Though technically speaking there's nothing conceptual in the individual Kitchel paintings, taken together they do have a conceptual component. The paintings describe, in an almost scientific way, the natural environment of Promontory Pass, Utah. This obscure and mostly uninhabited place became famous when, on May 10, 1869, a golden spike was driven into the connecting point between the train tracks being built from the east by Union Pacific and from the west by Central Pacific. The golden spike symbolized the creation of the first American transcontinental railroad.

Kitchel has used the railroad as a conceptual link for her realist paintings before. A couple of seasons ago, she showed Train Track Walk, also at Robischon, in which the viewer was able to metaphorically travel through the four seasons by way of 96 small panels illustrating the life cycle of weeds growing along the tracks in the Platte Valley. The small paintings in East Meets West are a direct outgrowth of this earlier work, which was recently acquired in its entirety by the U.S. State Department's Art in Embassies program.

Kitchel was born in Michigan in 1957 and received her bachelor's degree from Kalamazoo College in 1979. She came West soon afterward, earning an MFA in painting in 1982 from Claremont Graduate University in California. She lived in Colorado in the late '90s, but about a year ago she returned to the West Coast, which is our loss, as East Meets West demonstrates.

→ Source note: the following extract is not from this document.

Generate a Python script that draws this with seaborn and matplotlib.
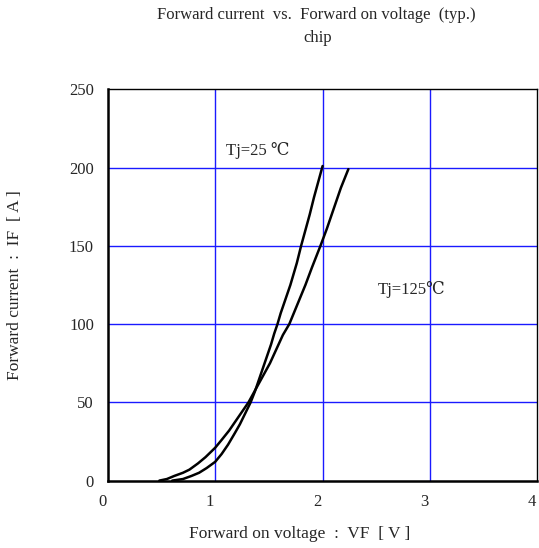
import numpy as np
import pandas as pd
import seaborn as sns
import matplotlib.pyplot as plt
from matplotlib.ticker import MultipleLocator
from matplotlib.transforms import ScaledTranslation

# --- DATA ---
vf_25 = [0.60, 0.70, 0.78, 0.85, 0.92, 1.00, 1.06, 1.12, 1.18, 1.23, 1.28, 1.33,
         1.37, 1.40, 1.43, 1.46, 1.49, 1.52, 1.55, 1.58, 1.61, 1.64, 1.67, 1.70,
         1.73, 1.76, 1.80, 1.84, 1.88, 1.92, 1.96, 2.00]
if_25 = [0, 1, 3, 5, 8, 12, 17, 23, 30, 36, 43, 50,
         57, 63, 69, 75, 81, 87, 94, 100, 107, 113, 119, 125,
         132, 139, 150, 160, 170, 181, 191, 201]

vf_125 = [0.48, 0.55, 0.62, 0.70, 0.76, 0.84, 0.91, 1.00, 1.06, 1.13, 1.19, 1.25,
          1.31, 1.35, 1.39, 1.43, 1.47, 1.51, 1.55, 1.59, 1.63, 1.69, 1.72, 1.78,
          1.84, 1.90, 1.98, 2.04, 2.11, 2.17, 2.24]
if_125 = [0, 1, 3, 5, 7, 11, 15, 21, 26, 32, 38, 44,
          50, 55, 60, 65, 70, 75, 81, 87, 93, 100, 105, 115,
          125, 136, 150, 161, 175, 187, 199]

x_ticks = [0, 1, 2, 3, 4]
y_ticks = [0, 50, 100, 150, 200, 250]

df25 = pd.DataFrame({"vf": vf_25, "if": if_25})
df125 = pd.DataFrame({"vf": vf_125, "if": if_125})

sns.set_style("white")
plt.rcParams['font.family'] = ['Liberation Serif', 'DejaVu Serif']

fig = plt.figure(figsize=(5.39, 5.48), dpi=100)
ax = fig.add_axes([0.2, 0.123, 0.797, 0.714])

# grid first so curves sit on top
for x in x_ticks[1:-1]:
    ax.axvline(x, color='#1a1aff', lw=1.0, zorder=1)
for y in y_ticks[1:-1]:
    ax.axhline(y, color='#1a1aff', lw=1.0, zorder=1)

sns.lineplot(data=df25, x="vf", y="if", ax=ax, color='black', lw=1.8,
             estimator=None, zorder=3)
sns.lineplot(data=df125, x="vf", y="if", ax=ax, color='black', lw=1.8,
             estimator=None, zorder=3)

ax.set_xlim(0, 4)
ax.set_ylim(0, 250)
ax.set_xticks(x_ticks)
ax.set_yticks(y_ticks)
ax.xaxis.set_minor_locator(MultipleLocator(0.5))
ax.yaxis.set_minor_locator(MultipleLocator(25))
ax.tick_params(which='both', direction='in', color='black', labelsize=12, pad=10)
ax.tick_params(which='both', length=4, width=1)
ax.set_xlabel("")
ax.set_ylabel("")

# labels in the original sit a little left of their ticks
shift = ScaledTranslation(-4 / 72, 0, fig.dpi_scale_trans)
for lab in ax.get_xticklabels():
    lab.set_transform(lab.get_transform() + shift)

for side in ['left', 'bottom']:
    ax.spines[side].set_linewidth(1.8)
for side in ['top', 'right']:
    ax.spines[side].set_linewidth(1.0)
for s in ax.spines.values():
    s.set_color('black')

ax.text(1.10, 211, "Tj=25 \u2103", fontsize=12, va='center', ha='left')
ax.text(2.51, 122, "Tj=125\u2103", fontsize=12, va='center', ha='left')

fig.text(0.586, 0.973, "Forward current  vs.  Forward on voltage  (typ.)",
         ha='center', va='center', fontsize=12)
fig.text(0.59, 0.931, "chip", ha='center', va='center', fontsize=12)
fig.text(0.555, 0.026, "Forward on voltage  :  VF  [ V ]",
         ha='center', va='center', fontsize=12.5)
fig.text(0.028, 0.48, "Forward current  :  IF  [ A ]", rotation=90,
         ha='center', va='center', fontsize=12.5)

fig.savefig("out.png", dpi=100)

The panels depicting the sweeping views are the anchor pieces in the show, especially considering the way the paintings were installed at Robischon. The pair of spaces that flank the front entrance boast two large horizontal landscapes, each of which is bracketed by a pair of related smaller ones. In the space to the right is "Dawn at Big Fill," and in the space to the left is "Facing East," both of which were done -- as was everything in the show -- in oil on thick birch boards.

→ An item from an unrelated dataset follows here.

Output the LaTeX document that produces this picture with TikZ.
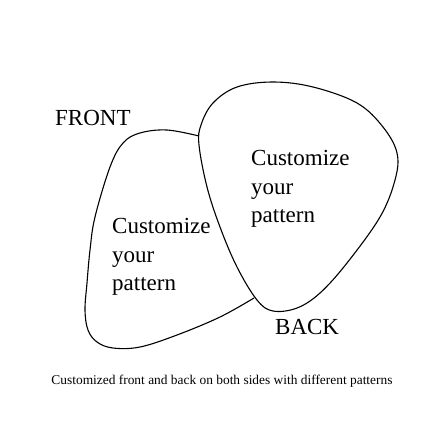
\documentclass[tikz,border=0pt]{standalone}
\usepackage{fontspec}
\setmainfont{Liberation Serif}
\begin{document}
\begin{tikzpicture}[x=1pt,y=-1pt,
  outline/.style={draw=black,line width=1.1pt},
  lbl/.style={anchor=base west,inner sep=0pt,font=\fontsize{23}{29}\selectfont},
  captext/.style={anchor=base,inner sep=0pt,font=\fontsize{13.4}{15}\selectfont}]
\useasboundingbox (0,0) rectangle (426,426);
% back pick (full outline)
\draw[outline] plot[smooth cycle,tension=0.6] coordinates {
 (273,82) (313,87) (357,103) (383,127) (397,153) (395,180) (380,217) (347,263)
 (320,293) (297,308) (273,311) (257,300) (237,267) (220,227) (207,187) (199,145)
 (201,125) (213,103) (237,87)};
% front pick (visible part)
\draw[outline] plot[smooth,tension=0.6] coordinates {
 (199,136) (167,130) (140,133) (123,143) (110,167) (95,217) (90,250) (87,283) (85,310)
 (88,330) (97,342) (113,348) (140,347) (177,335) (220,317) (254,298)};
\node[lbl] (front) at (55,125) {FRONT};
\node[lbl] (back) at (275,334) {BACK};
\node[lbl] (r1) at (251,165) {Customize};
\node[lbl] (r2) at (251,194) {your};
\node[lbl] (r3) at (251,222) {pattern};
\node[lbl] (l1) at (112,233) {Customize};
\node[lbl] (l2) at (112,262) {your};
\node[lbl] (l3) at (112,290) {pattern};
\node[captext] (caption) at (222,384) {Customized front and back on both sides with different patterns};
\end{tikzpicture}
\end{document}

Unlike most of the other landscapes in the exhibit, "Dawn at Big Fill" has the illusion of an immediate foreground and a receding, seemingly infinite background. Kitchel placed the foreground right against the picture plane and created the detailed illustration of grasses that are arrayed along the bottom. The contrast between the nearness of the grasses and the distance of the horizon is underscored by the fact that Kitchel used different painting styles to convey these two opposite aspects. The grasses have a near-photographic accuracy, but the unfolding landscape behind them has been simplified and abstracted. This is a rare example of a Kitchel that combines both styles, as most of the paintings in the show are either hyper-real or abstracted.

The extreme foreground device seen in "Dawn at Big Fill" directly plugs this painting into Kitchel's detailed paintings of plants, which are made up completely of foreground. A group of these, collectively titled "Promontory" and numbered one through eight, have been hung in a row adjacent to "Dawn at Big Fill," and they remind me a lot of the Train Track Walk paintings. On small squares of wood, Kitchel paints the grasses, weeds and wildflowers of the pass. The plants fill the panels to overflowing, suggesting that the scenes in them go on and on, at least in our mind's eyes. The compositions are invariably balanced through asymmetrical harmonies.

By using Promontory Pass as a unifying theme -- though, oddly, she doesn't refer to the historic event that happened there at all -- Kitchel succeeds in making East Meets West a fully contemporary art show, despite her use of old-timey realist techniques. Her imaginative combination of employing two opposing yet compatible painting styles doesn't hurt her contemporary-art credibility, either.